ALBANY, N.Y., Dec. 28 (UPI) -- Central-line associated blood stream infections -- a hospital-acquired infection -- are down 53 percent in New York since 2007, researchers say.
Dr. Nirav R. Shah, commissioner of New York state's Department of Health, said the sixth annual report on hospital-acquired infections, which includes rates of infections for individual hospitals, also found the rates of surgical site infections for selected procedures fell by 16 percent.
In addition, since 2010, the rate of C. difficile infections rose by 14 percent among the 89 hospitals that switched to a more sensitive laboratory test capable of detecting more cases, but fell by 15 percent among the 88 hospitals using the same type of test throughout the reporting period, the report said.
"Patients deserve the peace-of-mind of knowing the hospital they receive treatment from utilizes best practices to protect their safety," Shah said in a statement. "Preventing hospital-acquired infections is a key component of patient safety, and we will continue to proactively work with hospitals to reduce the number of these infections."
Among the major findings of the report:
-- The 53 percent reduction in adult/pediatric/neonatal central-line associated blood stream infections in New York hospitals since 2007 led to an estimated savings of between $18 million and $72 million due to shorter hospital stays and preventing the need for additional treatment.

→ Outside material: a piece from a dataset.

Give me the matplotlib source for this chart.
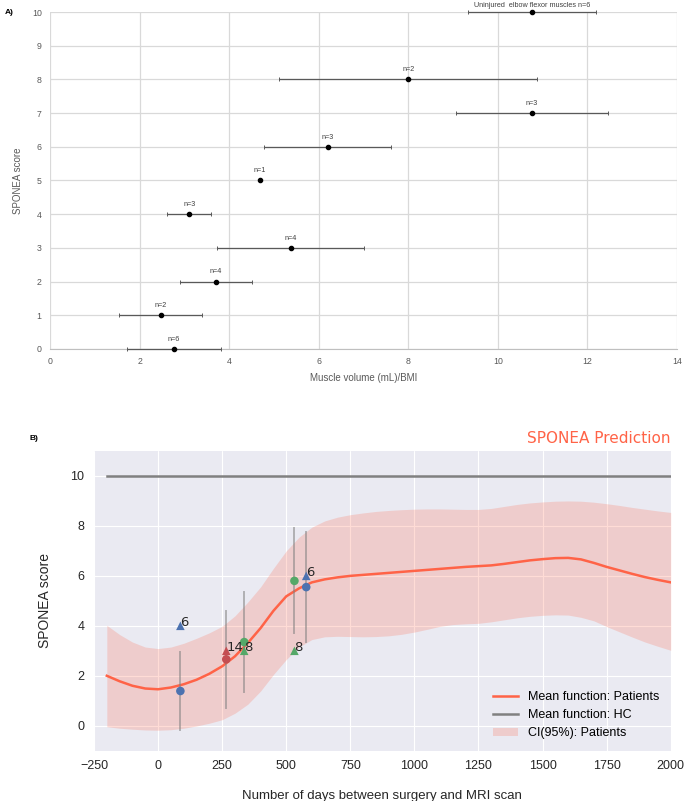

-- The biggest reduction occurred in surgical intensive care units, where the central-line associated blood stream infections rate decreased 66.
-- The 16 percent reduction in surgical site infections since 2007 helped to achieve estimated savings of between $12 million and $35 million due to decreased length of hospital stays and prevention of complications that require additional treatment.
-- The surgical site infections rate for colon surgery decreased 14 percent from 2007 to 2012. However, the biggest decrease was from 2007 to 2008. The rates have been fairly stable since 2008.
-- The surgical site infections rate for chest incision infections after cardiac bypass surgery decreased 23 percent from 2007 to 2012.